**Challenge:** Repeat each line of the material below exactly as it appears, minus any pictures.
━━━━
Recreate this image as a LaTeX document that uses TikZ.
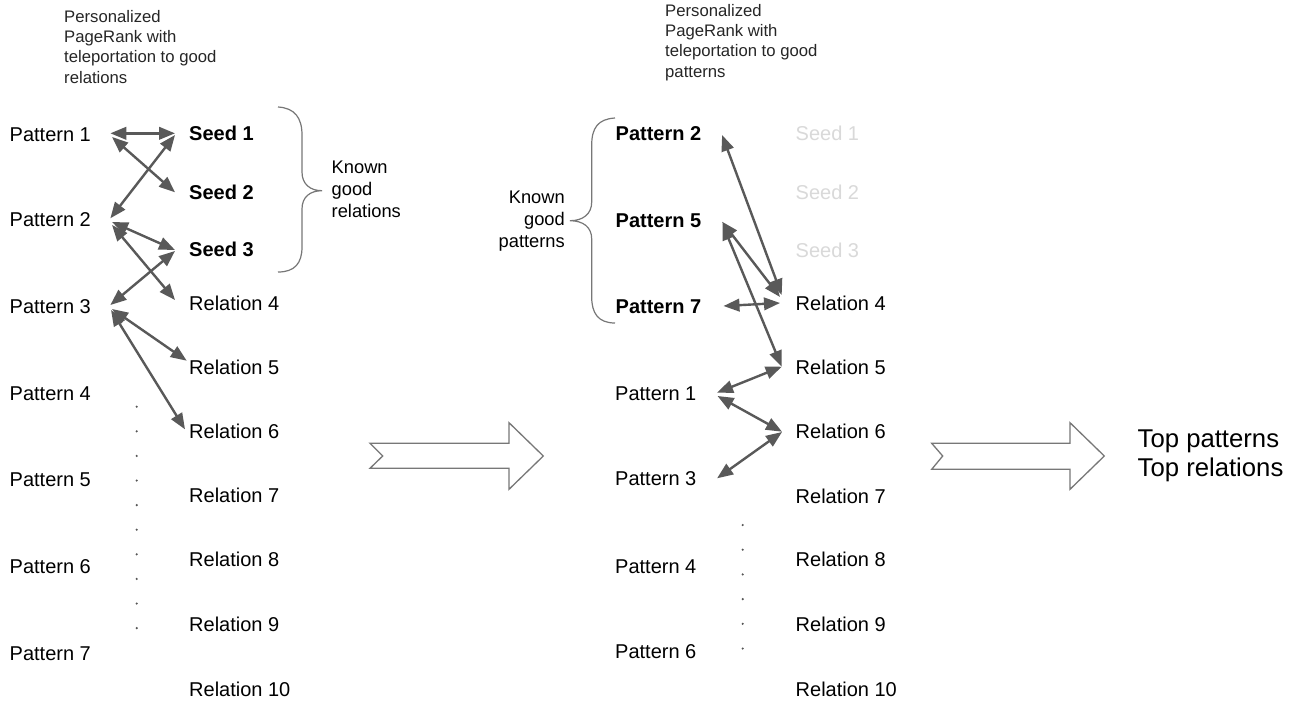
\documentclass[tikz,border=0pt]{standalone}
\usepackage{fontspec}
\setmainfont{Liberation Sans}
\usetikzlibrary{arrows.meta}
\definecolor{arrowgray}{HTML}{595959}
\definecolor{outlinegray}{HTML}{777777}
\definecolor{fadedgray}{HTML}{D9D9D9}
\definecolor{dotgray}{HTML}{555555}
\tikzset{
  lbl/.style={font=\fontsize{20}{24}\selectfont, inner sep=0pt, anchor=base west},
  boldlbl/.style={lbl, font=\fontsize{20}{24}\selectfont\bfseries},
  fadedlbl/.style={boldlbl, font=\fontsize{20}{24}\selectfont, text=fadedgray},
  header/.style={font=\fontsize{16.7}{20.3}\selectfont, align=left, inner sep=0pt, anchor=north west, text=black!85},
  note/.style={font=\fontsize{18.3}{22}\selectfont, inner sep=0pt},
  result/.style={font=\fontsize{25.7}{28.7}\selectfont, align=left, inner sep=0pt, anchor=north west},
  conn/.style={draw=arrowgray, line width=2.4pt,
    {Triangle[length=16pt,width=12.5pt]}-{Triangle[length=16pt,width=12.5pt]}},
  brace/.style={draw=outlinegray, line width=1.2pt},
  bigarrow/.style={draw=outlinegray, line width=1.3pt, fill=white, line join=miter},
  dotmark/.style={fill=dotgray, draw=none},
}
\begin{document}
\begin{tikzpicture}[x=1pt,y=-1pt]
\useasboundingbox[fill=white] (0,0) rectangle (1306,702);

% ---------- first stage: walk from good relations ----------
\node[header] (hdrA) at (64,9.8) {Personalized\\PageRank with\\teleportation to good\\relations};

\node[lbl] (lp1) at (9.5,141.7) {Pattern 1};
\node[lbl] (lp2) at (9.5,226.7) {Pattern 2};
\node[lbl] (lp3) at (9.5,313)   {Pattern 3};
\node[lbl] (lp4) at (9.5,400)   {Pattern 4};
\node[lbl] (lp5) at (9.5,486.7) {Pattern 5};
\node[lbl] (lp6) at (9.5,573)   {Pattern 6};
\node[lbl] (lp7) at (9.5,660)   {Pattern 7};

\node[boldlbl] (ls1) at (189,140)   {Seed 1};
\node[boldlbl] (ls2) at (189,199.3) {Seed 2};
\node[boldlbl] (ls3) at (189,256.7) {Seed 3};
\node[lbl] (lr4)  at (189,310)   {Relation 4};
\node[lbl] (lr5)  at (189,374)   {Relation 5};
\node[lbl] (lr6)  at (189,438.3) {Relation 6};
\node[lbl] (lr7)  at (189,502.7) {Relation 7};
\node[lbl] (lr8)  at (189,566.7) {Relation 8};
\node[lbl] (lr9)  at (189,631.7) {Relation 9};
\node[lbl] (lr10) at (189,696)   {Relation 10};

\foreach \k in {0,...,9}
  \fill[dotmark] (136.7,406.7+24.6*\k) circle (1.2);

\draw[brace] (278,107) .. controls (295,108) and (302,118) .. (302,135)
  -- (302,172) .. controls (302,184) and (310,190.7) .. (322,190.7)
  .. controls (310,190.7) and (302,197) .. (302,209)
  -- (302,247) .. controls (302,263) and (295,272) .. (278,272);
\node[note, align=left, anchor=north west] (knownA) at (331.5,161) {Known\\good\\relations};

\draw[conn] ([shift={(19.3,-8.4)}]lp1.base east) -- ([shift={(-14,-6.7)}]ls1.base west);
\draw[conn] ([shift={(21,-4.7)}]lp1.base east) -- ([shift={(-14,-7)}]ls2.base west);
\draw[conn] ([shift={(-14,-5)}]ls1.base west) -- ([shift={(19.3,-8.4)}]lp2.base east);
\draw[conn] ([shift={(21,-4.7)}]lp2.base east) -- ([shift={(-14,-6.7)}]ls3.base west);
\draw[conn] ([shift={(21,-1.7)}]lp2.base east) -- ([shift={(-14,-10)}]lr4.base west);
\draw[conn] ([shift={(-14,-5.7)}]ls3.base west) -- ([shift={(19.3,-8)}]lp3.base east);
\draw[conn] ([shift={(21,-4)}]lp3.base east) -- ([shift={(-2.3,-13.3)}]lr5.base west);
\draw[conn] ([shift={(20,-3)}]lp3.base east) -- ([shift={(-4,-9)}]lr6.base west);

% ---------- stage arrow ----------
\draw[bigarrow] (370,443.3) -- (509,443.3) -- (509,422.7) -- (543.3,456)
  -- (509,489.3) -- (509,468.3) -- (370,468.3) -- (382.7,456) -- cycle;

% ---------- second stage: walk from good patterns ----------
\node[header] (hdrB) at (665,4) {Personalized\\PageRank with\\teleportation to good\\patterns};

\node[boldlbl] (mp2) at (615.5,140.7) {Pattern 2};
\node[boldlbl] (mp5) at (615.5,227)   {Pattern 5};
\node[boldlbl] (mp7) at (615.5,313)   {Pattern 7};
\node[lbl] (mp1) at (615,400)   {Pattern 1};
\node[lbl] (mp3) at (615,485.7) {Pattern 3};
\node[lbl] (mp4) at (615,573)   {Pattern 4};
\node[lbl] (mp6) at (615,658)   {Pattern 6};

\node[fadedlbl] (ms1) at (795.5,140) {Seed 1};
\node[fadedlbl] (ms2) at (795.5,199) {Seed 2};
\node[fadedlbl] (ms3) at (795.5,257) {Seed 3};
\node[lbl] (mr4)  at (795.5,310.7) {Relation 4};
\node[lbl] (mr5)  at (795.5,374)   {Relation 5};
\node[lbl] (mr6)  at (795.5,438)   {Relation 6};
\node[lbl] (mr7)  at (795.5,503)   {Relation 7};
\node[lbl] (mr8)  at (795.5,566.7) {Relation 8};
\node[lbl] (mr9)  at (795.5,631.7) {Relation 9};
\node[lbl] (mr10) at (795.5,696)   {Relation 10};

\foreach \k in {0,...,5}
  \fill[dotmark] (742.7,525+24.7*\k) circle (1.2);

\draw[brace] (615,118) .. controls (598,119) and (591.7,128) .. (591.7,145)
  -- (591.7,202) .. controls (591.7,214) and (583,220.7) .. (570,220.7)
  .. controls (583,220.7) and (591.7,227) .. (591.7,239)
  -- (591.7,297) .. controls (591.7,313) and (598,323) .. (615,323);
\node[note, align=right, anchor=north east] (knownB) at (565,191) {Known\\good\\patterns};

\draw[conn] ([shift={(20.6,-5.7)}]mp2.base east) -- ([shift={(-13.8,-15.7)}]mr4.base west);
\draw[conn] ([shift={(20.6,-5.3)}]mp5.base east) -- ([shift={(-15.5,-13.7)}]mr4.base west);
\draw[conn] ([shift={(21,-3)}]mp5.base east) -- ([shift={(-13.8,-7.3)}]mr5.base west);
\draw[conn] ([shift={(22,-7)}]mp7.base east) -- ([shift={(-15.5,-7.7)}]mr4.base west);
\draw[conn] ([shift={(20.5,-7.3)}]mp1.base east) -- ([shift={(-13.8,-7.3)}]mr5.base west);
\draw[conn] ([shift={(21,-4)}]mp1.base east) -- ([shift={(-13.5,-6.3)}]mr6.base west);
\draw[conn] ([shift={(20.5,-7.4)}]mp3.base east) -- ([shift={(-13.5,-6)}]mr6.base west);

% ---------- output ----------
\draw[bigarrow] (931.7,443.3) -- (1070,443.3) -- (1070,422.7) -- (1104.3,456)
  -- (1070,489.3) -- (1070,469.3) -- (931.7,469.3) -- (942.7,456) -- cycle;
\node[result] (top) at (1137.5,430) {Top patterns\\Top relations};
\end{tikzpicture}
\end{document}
━━━━
**Solution below:**
Recreate this image as a LaTeX document that uses TikZ.
\documentclass[tikz,border=0pt]{standalone}
\usepackage{fontspec}
\setmainfont{Liberation Sans}
\usetikzlibrary{arrows.meta}
\definecolor{arrowgray}{HTML}{595959}
\definecolor{outlinegray}{HTML}{777777}
\definecolor{fadedgray}{HTML}{D9D9D9}
\definecolor{dotgray}{HTML}{555555}
\tikzset{
  lbl/.style={font=\fontsize{20}{24}\selectfont, inner sep=0pt, anchor=base west},
  boldlbl/.style={lbl, font=\fontsize{20}{24}\selectfont\bfseries},
  fadedlbl/.style={boldlbl, font=\fontsize{20}{24}\selectfont, text=fadedgray},
  header/.style={font=\fontsize{16.7}{20.3}\selectfont, align=left, inner sep=0pt, anchor=north west, text=black!85},
  note/.style={font=\fontsize{18.3}{22}\selectfont, inner sep=0pt},
  result/.style={font=\fontsize{25.7}{28.7}\selectfont, align=left, inner sep=0pt, anchor=north west},
  conn/.style={draw=arrowgray, line width=2.4pt,
    {Triangle[length=16pt,width=12.5pt]}-{Triangle[length=16pt,width=12.5pt]}},
  brace/.style={draw=outlinegray, line width=1.2pt},
  bigarrow/.style={draw=outlinegray, line width=1.3pt, fill=white, line join=miter},
  dotmark/.style={fill=dotgray, draw=none},
}
\begin{document}
\begin{tikzpicture}[x=1pt,y=-1pt]
\useasboundingbox[fill=white] (0,0) rectangle (1306,702);

% ---------- first stage: walk from good relations ----------
\node[header] (hdrA) at (64,9.8) {Personalized\\PageRank with\\teleportation to good\\relations};

\node[lbl] (lp1) at (9.5,141.7) {Pattern 1};
\node[lbl] (lp2) at (9.5,226.7) {Pattern 2};
\node[lbl] (lp3) at (9.5,313)   {Pattern 3};
\node[lbl] (lp4) at (9.5,400)   {Pattern 4};
\node[lbl] (lp5) at (9.5,486.7) {Pattern 5};
\node[lbl] (lp6) at (9.5,573)   {Pattern 6};
\node[lbl] (lp7) at (9.5,660)   {Pattern 7};

\node[boldlbl] (ls1) at (189,140)   {Seed 1};
\node[boldlbl] (ls2) at (189,199.3) {Seed 2};
\node[boldlbl] (ls3) at (189,256.7) {Seed 3};
\node[lbl] (lr4)  at (189,310)   {Relation 4};
\node[lbl] (lr5)  at (189,374)   {Relation 5};
\node[lbl] (lr6)  at (189,438.3) {Relation 6};
\node[lbl] (lr7)  at (189,502.7) {Relation 7};
\node[lbl] (lr8)  at (189,566.7) {Relation 8};
\node[lbl] (lr9)  at (189,631.7) {Relation 9};
\node[lbl] (lr10) at (189,696)   {Relation 10};

\foreach \k in {0,...,9}
  \fill[dotmark] (136.7,406.7+24.6*\k) circle (1.2);

\draw[brace] (278,107) .. controls (295,108) and (302,118) .. (302,135)
  -- (302,172) .. controls (302,184) and (310,190.7) .. (322,190.7)
  .. controls (310,190.7) and (302,197) .. (302,209)
  -- (302,247) .. controls (302,263) and (295,272) .. (278,272);
\node[note, align=left, anchor=north west] (knownA) at (331.5,161) {Known\\good\\relations};

\draw[conn] ([shift={(19.3,-8.4)}]lp1.base east) -- ([shift={(-14,-6.7)}]ls1.base west);
\draw[conn] ([shift={(21,-4.7)}]lp1.base east) -- ([shift={(-14,-7)}]ls2.base west);
\draw[conn] ([shift={(-14,-5)}]ls1.base west) -- ([shift={(19.3,-8.4)}]lp2.base east);
\draw[conn] ([shift={(21,-4.7)}]lp2.base east) -- ([shift={(-14,-6.7)}]ls3.base west);
\draw[conn] ([shift={(21,-1.7)}]lp2.base east) -- ([shift={(-14,-10)}]lr4.base west);
\draw[conn] ([shift={(-14,-5.7)}]ls3.base west) -- ([shift={(19.3,-8)}]lp3.base east);
\draw[conn] ([shift={(21,-4)}]lp3.base east) -- ([shift={(-2.3,-13.3)}]lr5.base west);
\draw[conn] ([shift={(20,-3)}]lp3.base east) -- ([shift={(-4,-9)}]lr6.base west);

% ---------- stage arrow ----------
\draw[bigarrow] (370,443.3) -- (509,443.3) -- (509,422.7) -- (543.3,456)
  -- (509,489.3) -- (509,468.3) -- (370,468.3) -- (382.7,456) -- cycle;

% ---------- second stage: walk from good patterns ----------
\node[header] (hdrB) at (665,4) {Personalized\\PageRank with\\teleportation to good\\patterns};

\node[boldlbl] (mp2) at (615.5,140.7) {Pattern 2};
\node[boldlbl] (mp5) at (615.5,227)   {Pattern 5};
\node[boldlbl] (mp7) at (615.5,313)   {Pattern 7};
\node[lbl] (mp1) at (615,400)   {Pattern 1};
\node[lbl] (mp3) at (615,485.7) {Pattern 3};
\node[lbl] (mp4) at (615,573)   {Pattern 4};
\node[lbl] (mp6) at (615,658)   {Pattern 6};

\node[fadedlbl] (ms1) at (795.5,140) {Seed 1};
\node[fadedlbl] (ms2) at (795.5,199) {Seed 2};
\node[fadedlbl] (ms3) at (795.5,257) {Seed 3};
\node[lbl] (mr4)  at (795.5,310.7) {Relation 4};
\node[lbl] (mr5)  at (795.5,374)   {Relation 5};
\node[lbl] (mr6)  at (795.5,438)   {Relation 6};
\node[lbl] (mr7)  at (795.5,503)   {Relation 7};
\node[lbl] (mr8)  at (795.5,566.7) {Relation 8};
\node[lbl] (mr9)  at (795.5,631.7) {Relation 9};
\node[lbl] (mr10) at (795.5,696)   {Relation 10};

\foreach \k in {0,...,5}
  \fill[dotmark] (742.7,525+24.7*\k) circle (1.2);

\draw[brace] (615,118) .. controls (598,119) and (591.7,128) .. (591.7,145)
  -- (591.7,202) .. controls (591.7,214) and (583,220.7) .. (570,220.7)
  .. controls (583,220.7) and (591.7,227) .. (591.7,239)
  -- (591.7,297) .. controls (591.7,313) and (598,323) .. (615,323);
\node[note, align=right, anchor=north east] (knownB) at (565,191) {Known\\good\\patterns};

\draw[conn] ([shift={(20.6,-5.7)}]mp2.base east) -- ([shift={(-13.8,-15.7)}]mr4.base west);
\draw[conn] ([shift={(20.6,-5.3)}]mp5.base east) -- ([shift={(-15.5,-13.7)}]mr4.base west);
\draw[conn] ([shift={(21,-3)}]mp5.base east) -- ([shift={(-13.8,-7.3)}]mr5.base west);
\draw[conn] ([shift={(22,-7)}]mp7.base east) -- ([shift={(-15.5,-7.7)}]mr4.base west);
\draw[conn] ([shift={(20.5,-7.3)}]mp1.base east) -- ([shift={(-13.8,-7.3)}]mr5.base west);
\draw[conn] ([shift={(21,-4)}]mp1.base east) -- ([shift={(-13.5,-6.3)}]mr6.base west);
\draw[conn] ([shift={(20.5,-7.4)}]mp3.base east) -- ([shift={(-13.5,-6)}]mr6.base west);

% ---------- output ----------
\draw[bigarrow] (931.7,443.3) -- (1070,443.3) -- (1070,422.7) -- (1104.3,456)
  -- (1070,489.3) -- (1070,469.3) -- (931.7,469.3) -- (942.7,456) -- cycle;
\node[result] (top) at (1137.5,430) {Top patterns\\Top relations};
\end{tikzpicture}
\end{document}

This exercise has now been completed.